Last month, we organized a panel in concert with the Technology Association of Iowa to discuss the topic of women in venture capital, specifically as it relates to the number of women-led startup companies that receive venture funding. Statistics show us that despite women’s significant contributions to the business world, less than 2% of venture capital funds are allocated to female entrepreneurs.
Our panelists were Charise Flynn, co-founder and COO of the Hummingbirds, Liz Keehner, Senior Associate at Next Level Ventures, Mikayla Sullivan, Associate at ISAV and Kate Lyon, attorney and former President of Ames Seed Capital. Some key takeaways from that panel are outlined below.
Include more women in startup environments to create more female-led startups.
This concept is illustrated beautifully in the book “Multipliers” by Liz Wiseman.
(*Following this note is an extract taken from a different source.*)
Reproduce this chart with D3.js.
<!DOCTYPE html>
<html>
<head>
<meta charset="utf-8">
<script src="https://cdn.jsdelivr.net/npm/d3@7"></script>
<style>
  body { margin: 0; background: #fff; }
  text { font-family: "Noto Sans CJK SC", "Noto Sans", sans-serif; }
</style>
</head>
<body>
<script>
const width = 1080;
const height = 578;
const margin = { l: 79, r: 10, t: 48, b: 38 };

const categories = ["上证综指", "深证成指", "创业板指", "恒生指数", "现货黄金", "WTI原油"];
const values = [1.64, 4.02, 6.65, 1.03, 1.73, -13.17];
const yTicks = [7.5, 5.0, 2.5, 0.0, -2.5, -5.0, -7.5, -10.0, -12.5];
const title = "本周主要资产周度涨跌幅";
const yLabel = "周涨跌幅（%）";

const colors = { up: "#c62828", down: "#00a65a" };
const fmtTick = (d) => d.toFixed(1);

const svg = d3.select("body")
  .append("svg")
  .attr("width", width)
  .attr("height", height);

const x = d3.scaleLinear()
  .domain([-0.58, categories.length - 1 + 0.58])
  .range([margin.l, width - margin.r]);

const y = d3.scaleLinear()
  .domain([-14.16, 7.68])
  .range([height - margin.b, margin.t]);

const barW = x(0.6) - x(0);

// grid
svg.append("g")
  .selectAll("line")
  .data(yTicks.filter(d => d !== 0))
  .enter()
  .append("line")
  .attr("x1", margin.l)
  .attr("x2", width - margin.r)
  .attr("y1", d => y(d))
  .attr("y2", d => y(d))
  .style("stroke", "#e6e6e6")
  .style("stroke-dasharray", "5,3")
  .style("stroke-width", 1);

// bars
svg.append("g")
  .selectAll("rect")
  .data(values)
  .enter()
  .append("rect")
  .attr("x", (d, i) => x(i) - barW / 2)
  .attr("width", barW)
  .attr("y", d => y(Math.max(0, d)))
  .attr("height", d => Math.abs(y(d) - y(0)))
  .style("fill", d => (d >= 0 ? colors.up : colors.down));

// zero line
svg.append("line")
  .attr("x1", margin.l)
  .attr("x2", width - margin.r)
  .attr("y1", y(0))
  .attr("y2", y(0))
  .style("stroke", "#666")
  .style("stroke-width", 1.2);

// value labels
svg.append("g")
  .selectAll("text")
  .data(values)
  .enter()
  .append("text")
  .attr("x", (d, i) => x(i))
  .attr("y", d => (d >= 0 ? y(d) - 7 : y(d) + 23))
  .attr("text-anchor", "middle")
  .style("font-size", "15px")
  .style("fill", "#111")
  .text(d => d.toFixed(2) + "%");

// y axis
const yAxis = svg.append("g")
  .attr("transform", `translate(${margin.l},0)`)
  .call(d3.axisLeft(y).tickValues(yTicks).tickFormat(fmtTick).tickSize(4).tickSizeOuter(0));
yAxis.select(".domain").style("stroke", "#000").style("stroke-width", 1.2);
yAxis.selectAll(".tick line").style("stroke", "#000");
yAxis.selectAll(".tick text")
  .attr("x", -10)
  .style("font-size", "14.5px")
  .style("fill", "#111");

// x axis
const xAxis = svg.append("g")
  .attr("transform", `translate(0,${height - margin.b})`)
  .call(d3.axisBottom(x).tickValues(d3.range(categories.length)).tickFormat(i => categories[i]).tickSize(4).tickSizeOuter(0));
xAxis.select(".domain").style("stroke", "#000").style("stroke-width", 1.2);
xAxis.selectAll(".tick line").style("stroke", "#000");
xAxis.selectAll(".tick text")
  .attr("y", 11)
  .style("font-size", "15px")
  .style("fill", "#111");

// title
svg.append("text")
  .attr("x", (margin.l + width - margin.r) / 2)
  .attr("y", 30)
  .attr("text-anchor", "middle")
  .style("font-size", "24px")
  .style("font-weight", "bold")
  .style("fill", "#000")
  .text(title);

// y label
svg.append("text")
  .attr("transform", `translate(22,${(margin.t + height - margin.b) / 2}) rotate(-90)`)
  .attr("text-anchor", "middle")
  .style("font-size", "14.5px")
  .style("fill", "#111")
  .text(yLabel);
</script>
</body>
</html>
Including more women in startup companies, communities, and within service provider organizations will directly result in an increase in women-led startups. Exposure to startups – especially from within a scaling company – is a terrific way to get women excited about the prospect of building their own solutions and teams. This is an elegant solution to rather complex problem: simply include more women in the conversations, events and companies that make up the ecosystem. The rest will follow.
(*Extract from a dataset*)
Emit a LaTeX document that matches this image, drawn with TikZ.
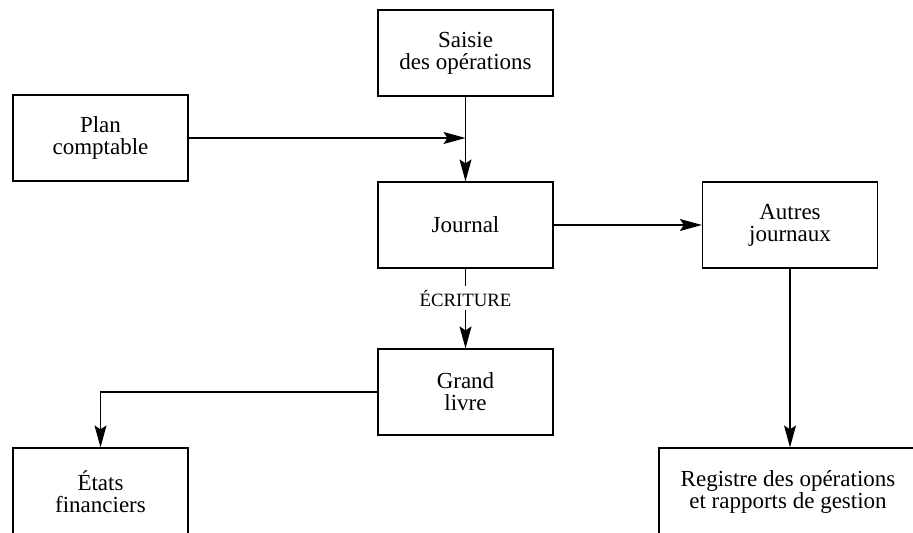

Educate female founders on the process of raising venture capital.
Developing educational programming, public forums and cultivating an environment of mentorship are all key to breaking down the information barriers that exist today as it relates to raising venture capital. It can be a daunting task, but here in Iowa there are many resources available to guide women-led startups through the process of developing the relationships necessary to successfully negotiate deal terms in a round of investment. If you ask us (here at InnoVenture Iowa), we don’t believe that this information barrier is specific to women, but many entrepreneurs in Iowa could likely use more programming and informational forums to help guide their efforts in securing the capital they need to grow.
Acknowledge attribution bias.
In psychology, an attribution bias is a cognitive bias that refers to the systematic errors made when people evaluate or try to find reasons for their own and others’ behaviors. We constantly make attributions in the form of judgements and assumptions about why people behave in certain ways.
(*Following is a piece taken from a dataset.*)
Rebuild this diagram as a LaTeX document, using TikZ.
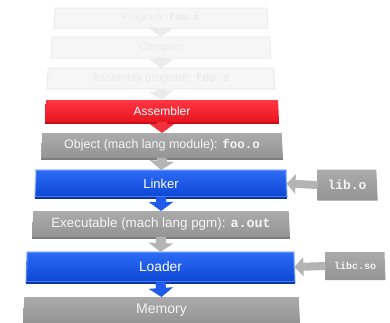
\documentclass[tikz,border=0pt]{standalone}
\usepackage{fontspec}
\setsansfont{Liberation Sans}
\setmonofont{Liberation Mono}
\usetikzlibrary{shapes.geometric,arrows.meta}

\definecolor{fadefill}{HTML}{F6F6F6}
\definecolor{fadeedge}{HTML}{E6E6E6}
\definecolor{fadetext}{HTML}{EAEAEA}
\definecolor{redtop}{HTML}{FF3644}
\definecolor{redbot}{HTML}{E8141F}
\definecolor{redrim}{HTML}{C80C18}
\definecolor{bluetop}{HTML}{2D6CF6}
\definecolor{bluebot}{HTML}{0C46D4}
\definecolor{bluerim}{HTML}{0A36A8}
\definecolor{blueglow}{HTML}{7FA8FF}
\definecolor{graytop}{HTML}{ABABAB}
\definecolor{graybot}{HTML}{949494}
\definecolor{grayrim}{HTML}{7E7E7E}
\definecolor{graytext}{HTML}{F4F4F4}
\definecolor{fadearrow}{HTML}{EBEBEB}
\definecolor{redarrow}{HTML}{F2303C}
\definecolor{grayarrow}{HTML}{B4B4B4}
\definecolor{bluearrow}{HTML}{1E5BEA}

\newcommand{\fsz}[1]{\sffamily\fontsize{#1}{#1}\selectfont}
\newcommand{\code}[1]{{\ttfamily\bfseries #1}}

\tikzset{
  stage/.style={trapezium, trapezium left angle=84, trapezium right angle=84,
    trapezium stretches body, inner sep=0pt, outer sep=0pt},
  faded/.style={stage, fill=fadefill, draw=fadeedge, line width=0.6pt, text=fadetext},
  redstage/.style={stage, top color=redtop, bottom color=redbot, text=white},
  bluestage/.style={stage, top color=bluetop, bottom color=bluebot, text=white,
    draw=blueglow, draw opacity=0.55, line width=1.6pt},
  graystage/.style={stage, top color=graytop, bottom color=graybot, text=graytext},
  libbox/.style={trapezium, trapezium left angle=90, trapezium right angle=82,
    trapezium stretches body, inner sep=0pt, outer sep=0pt,
    top color=graytop, bottom color=graybot, text=graytext},
  rim/.style={line width=1.6pt},
  down/.style={line width=10pt, -{Triangle[width=24pt,length=9pt]}},
  side/.style={line width=8pt, grayarrow, -{Triangle[width=19pt,length=9pt]}},
}

\begin{document}
\begin{tikzpicture}[x=1pt,y=-1pt]
\useasboundingbox (0,0) rectangle (390,322);
\clip (0,0) rectangle (390,322);

% pipeline stages, top to bottom
\node[faded, minimum width=214pt, minimum height=20pt, font=\fsz{10.5}] (src) at (161,18) {Program: \code{foo.c}};
\node[faded, minimum width=220pt, minimum height=21pt, font=\fsz{11}] (cc) at (161,47.5) {Compiler};
\node[faded, minimum width=228pt, minimum height=21pt, font=\fsz{11.5}] (asmsrc) at (161,78.5) {Assembly program: \code{foo.s}};
\node[redstage, minimum width=234pt, minimum height=22pt, font=\fsz{12}] (as) at (162,111) {Assembler};
\node[graystage, minimum width=242pt, minimum height=25pt, font=\fsz{12.5}] (obj) at (162,145.5) {Object (mach lang module): \code{foo.o}};
\node[bluestage, minimum width=252pt, minimum height=27pt, font=\fsz{13}] (ld) at (161,183.5) {Linker};
\node[graystage, minimum width=258pt, minimum height=26pt, font=\fsz{13.4}] (exe) at (161,224) {Executable (mach lang pgm): \code{a.out}};
\node[bluestage, minimum width=269pt, minimum height=30pt, font=\fsz{13.8}] (load) at (160.5,267) {Loader};
\node[graystage, minimum width=277pt, minimum height=26pt, font=\fsz{14}] (mem) at (161.5,310) {Memory};

% darker lower rims give the slabs some thickness
\draw[rim, redrim] ([yshift=-0.8pt]as.bottom left corner) -- ([yshift=-0.8pt]as.bottom right corner);
\draw[rim, grayrim] ([yshift=-0.8pt]obj.bottom left corner) -- ([yshift=-0.8pt]obj.bottom right corner);
\draw[rim, bluerim] ([yshift=-0.8pt]ld.bottom left corner) -- ([yshift=-0.8pt]ld.bottom right corner);
\draw[rim, grayrim] ([yshift=-0.8pt]exe.bottom left corner) -- ([yshift=-0.8pt]exe.bottom right corner);
\draw[rim, bluerim] ([yshift=-0.8pt]load.bottom left corner) -- ([yshift=-0.8pt]load.bottom right corner);

% libraries fed in from the side
\node[libbox, minimum width=60pt, minimum height=31pt, font=\ttfamily\bfseries\fontsize{13}{13}\selectfont] (libo) at (347,185) {lib.o};
\node[libbox, minimum width=60pt, minimum height=28pt, font=\ttfamily\bfseries\fontsize{10}{10}\selectfont] (libc) at (355,266) {libc.so};

% flow between stages
\draw[down, fadearrow] (src.south) -- (cc.north);
\draw[down, fadearrow] (cc.south) -- (asmsrc.north);
\draw[down, fadearrow] (asmsrc.south) -- (as.north);
\draw[down, redarrow] (as.south) -- (obj.north);
\draw[down, grayarrow] (obj.south) -- (ld.north);
\draw[down, bluearrow] (ld.south) -- (exe.north);
\draw[down, grayarrow] (exe.south) -- (load.north);
\draw[down, bluearrow] (load.south) -- (mem.north);

\draw[side] (libo.west) -- (ld.east);
\draw[side] (libc.west) -- (load.east);
\end{tikzpicture}
\end{document}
As it relates to the topic at-hand, our panelists pointed out that VC’s (and the business world somewhat generally) tend to see the very same traits celebrated in men as negative qualities when they are demonstrated by women: things like assertiveness, strong leadership and confidence in men become aggressiveness, bossiness and egotism in women. Understanding and recognizing this attribution bias is key to overcoming its influence and ultimately leveling the playing field for women.
Raising capital from VC’s isn’t a milestone: getting customers is.
We celebrate venture capital investments in startup companies because they are a relatively public indication of investor confidence, but raising capital is not a growth metric, or even a guarantee of success to come. Our panelists inserted a little brevity into the conversation last month by reminding the room that raising capital isn’t nearly as important as earning (and retaining) customers.
Build a diverse portfolio to mitigate risk.
The data shows us that when women-led startups do get funded, they’re more likely to be successful. In 2018, a Boston-based consulting group found that women-led startups “ultimately deliver higher revenue [to investors] – more than twice as much per dollar invested.”
It’s possible that because women face more barriers to entry in this industry, including a higher degree of scrutiny from venture capitalists, the ones that do receive funding have to have stronger business models and better market positioning. It might also be true that women who can effectively navigate this landscape demonstrate high marks in the areas of resilience and adaptability, two key traits that all successful entrepreneurs share.
Either way, investing in women-led startups isn’t just the right thing to do – it’s good for business.
VC’s should invest in companies that have a human-centered, highly collaborative approach.
Interestingly, women-led startups tend to hire more women than those led by men.
Startups with a female founder fill their staffs with 2.5 times more women, according to an analysis by Kauffman Fellows, a program designed to accelerate entrepreneurs’ success. Companies with a female founder and a female executive hire six times more women.
This is how we improve gender diversity in startups, and ultimately deliver on our promise as venture capitalists to invest in more women-led startup companies.